As you look at corporate structure and simplification, do you need to see - wait for more clarity on the Devon assets sales process before contemplating simplification or are those independent events?
I would look at those as independent events. We work hand-in-hand with Devon thinking through just as Eric mentioned but one is not reliant upon the other.
And then just on the Midland side, residue take away on the gas side is pretty tight, sounds like you have more firm transport capacity there. Is that an opportunity to - could you sell some of that excess transport capacity, I guess just trying to figure out how much more you have there than you need.
We have a gas marketing group that actively manages our position in firm takeaway to make sure that we maximize the value of the assets first for our dedicated producers and then to the extent that we are not using it all then we were in a position to help other job and make some money along the way.
So it is something that we manage actively every day. I think that the message for everyone to take away though is, there's not, no near-term concern about gas dedicated to our system in the Midland Basin not being able to move out and in fact we are at a pretty attractive price.
The next question will be from Ross Payne with Wells Fargo Securities.
First of all congratulations on getting close to and getting ready to exceed the billion dollars in EBITDA. That’s kind of marker for the rating agencies and with some uncertainty over the ownership of Devon, do you think regardless of who ultimately owns and link whether it will be Devon or somebody else that you guys can standalone from a investment grade standpoint.
I think we are in dialogue as you mentioned the billion dollars is important and we are striving hard to adjust with that and we have talked to rating agencies pretty regularly as you can imagine, but I don't think we are in a position to sort of speculate what our standalone basis would be. Mike I don't know if you want to add something.
I would reiterate exactly what Eric said is that, we work hard with the agencies really understanding how they think about from a standalone rating standing point and are very focused on what those are and Eric will walk through those lines, it's going to be coverage, it’s going to be self funding, it's going to be leverage, it's going to be size, scale, diversity all of that. And we think we've done a very good job executing on that.
So that is our focus as a business. That's the thing we can control and that's what we are going to keep pushing off.

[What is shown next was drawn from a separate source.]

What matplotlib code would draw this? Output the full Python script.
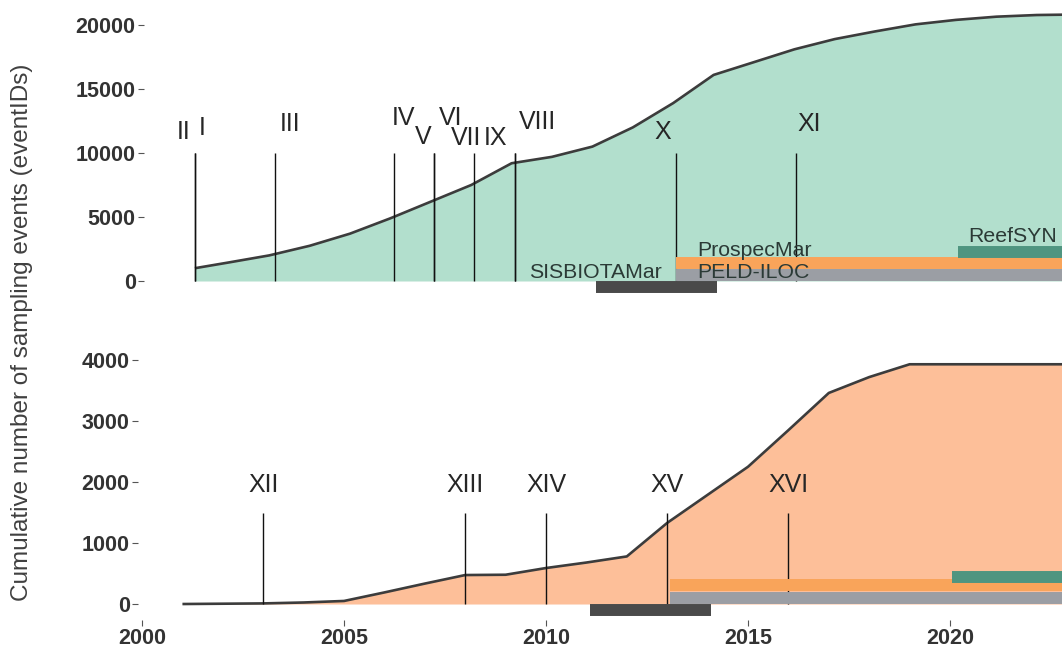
import numpy as np
import matplotlib
matplotlib.use('Agg')
import matplotlib.pyplot as plt

plt.rcParams['font.family'] = ['Liberation Sans', 'DejaVu Sans']

# cumulative sampling events, upper series
years_a = [2001.16, 2002, 2003, 2004, 2005, 2006, 2007, 2008, 2009, 2010, 2011, 2012,
           2013, 2014, 2015, 2016, 2017, 2018, 2019, 2020, 2021, 2022, 2023]
events_a = [1000, 1450, 2000, 2750, 3700, 4900, 6200, 7500, 9200, 9700, 10500, 12000,
            13900, 16100, 17100, 18100, 18900, 19500, 20050, 20400, 20650, 20780, 20820]

# cumulative sampling events, lower series
years_b = [2001, 2002, 2003, 2004, 2005, 2006, 2007, 2008, 2009, 2010, 2011, 2012,
           2013, 2014, 2015, 2016, 2017, 2018, 2019, 2020, 2021, 2022, 2023]
events_b = [0, 5, 10, 25, 50, 190, 335, 475, 480, 590, 680, 780,
            1330, 1790, 2250, 2850, 3460, 3720, 3930, 3930, 3930, 3930, 3930]

# milestones (roman numerals) and when they happened
marks_a = ['I', 'II', 'III', 'IV', 'V', 'VI', 'VII', 'IX', 'VIII', 'X', 'XI']
mark_years_a = [2001.16, 2001.16, 2003.14, 2006.09, 2007.08, 2007.08, 2008.08,
                2009.08, 2009.08, 2013.06, 2016.04]
marks_b = ['XII', 'XIII', 'XIV', 'XV', 'XVI']
mark_years_b = [2003.0, 2008.0, 2010.0, 2013.0, 2016.0]

# projects funding the data collection
projects = ['SISBIOTAMar', 'PELD-ILOC', 'ProspecMar', 'ReefSYN']
proj_start = [2011.1, 2013.06, 2013.06, 2020.04]
proj_end = [2014.08, 2023, 2023, 2023]
proj_colors = ['#4a4a4a', '#9b9ea4', '#f9a45a', '#4f9580']

# label placement (x, y) for the upper panel numerals
label_pos_a = [(2001.33, 11950), (2000.87, 11640), (2003.52, 12270), (2006.33, 12750),
               (2006.82, 11250), (2007.49, 12750), (2007.87, 11170), (2008.61, 11170),
               (2009.63, 12420), (2012.73, 11640), (2016.37, 12270)]
# bar heights in each panel (data units)
bar_y_a = [-470, 470, 1400, 2270]
bar_y_b = [-100, 100, 310, 440]

W, H = 1062, 651
fig = plt.figure(figsize=(W / 100, H / 100), dpi=100)

ax_b = fig.add_axes([138 / W, (H - 620) / H, (W - 138) / W, 275 / H])
ax_a = fig.add_axes([144 / W, (H - 300) / H, (W - 144) / W, 292 / H])

ax_a.set_xlim(1999.9, 2000 + (W - 148) / 40.4)
ax_a.set_ylim(-1484, 21328)
ax_b.set_xlim(1999.9, 2000 + (W - 142) / 40.4)
ax_b.set_ylim(-262, 4246)

line_col = '#3c3c3c'

# upper panel
ax_a.fill_between(years_a, events_a, 0, color='#b2dfcd', lw=0)
ax_a.plot(years_a, events_a, color=line_col, lw=1.9, solid_capstyle='butt')
ax_a.vlines(mark_years_a, 0, 10000, color='#111111', lw=1.0)
for name, s, e, c, y in zip(projects, proj_start, proj_end, proj_colors, bar_y_a):
    ax_a.hlines(y, s, e, color=c, lw=8.6, capstyle='butt')
for name, (x, y) in zip(marks_a, label_pos_a):
    ax_a.text(x, y, name, fontsize=18, color='#262626', ha='center', va='center')

txt_col = '#2b3a36'
ax_a.text(2012.72, 700, 'SISBIOTAMar', fontsize=15.3, color=txt_col, ha='right', va='center')
ax_a.text(2013.59, 2420, 'ProspecMar', fontsize=15.3, color=txt_col, ha='left', va='center')
ax_a.text(2013.59, 700, 'PELD-ILOC', fontsize=15.3, color=txt_col, ha='left', va='center')
ax_a.text(2020.3, 3440, 'ReefSYN', fontsize=15.3, color=txt_col, ha='left', va='center')

# lower panel
ax_b.fill_between(years_b, events_b, 0, color='#fdbf99', lw=0)
ax_b.plot(years_b, events_b, color=line_col, lw=1.9, solid_capstyle='butt')
ax_b.vlines(mark_years_b, 0, 1500, color='#111111', lw=1.0)
for name, s, e, c, y in zip(projects, proj_start, proj_end, proj_colors, bar_y_b):
    ax_b.hlines(y, s, e, color=c, lw=8.6, capstyle='butt')
for name, x in zip(marks_b, mark_years_b):
    ax_b.text(x, 1950, name, fontsize=18, color='#262626', ha='center', va='center')

# axes styling
for ax in (ax_a, ax_b):
    for sp in ax.spines.values():
        sp.set_visible(False)
    ax.tick_params(axis='y', length=4, width=0.8, color='#555555', pad=2,
                   labelsize=15.5, labelcolor='#333333')

ax_a.set_yticks([0, 5000, 10000, 15000, 20000])
ax_a.set_xticks([])
ax_b.set_yticks([0, 1000, 2000, 3000, 4000])
ax_b.set_xticks([2000, 2005, 2010, 2015, 2020])
ax_b.tick_params(axis='x', length=4, width=0.8, color='#555555', pad=2,
                 labelsize=15.5, labelcolor='#333333')
for ax in (ax_a, ax_b):
    for lab in ax.get_xticklabels() + ax.get_yticklabels():
        lab.set_fontweight('bold')

fig.text(22 / W, 1 - 332 / H, 'Cumulative number of sampling events (eventIDs)',
         rotation=90, ha='center', va='center', fontsize=17.5, color='#404040')

fig.savefig('out.png', dpi=100)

Ladies and gentlemen, this concludes our question-and-answer session. I would like to turn the conference back over to Mike Garberding for any closing remarks.
Thank you, Chad for facilitating our call this morning, and for everyone on the call today. Thank you for your participation and for your support. We look forward to updating you on our Q2 2018 results in August.
Thank you. The conference is now concluded. Thank you for attending today's presentation. You may now disconnect.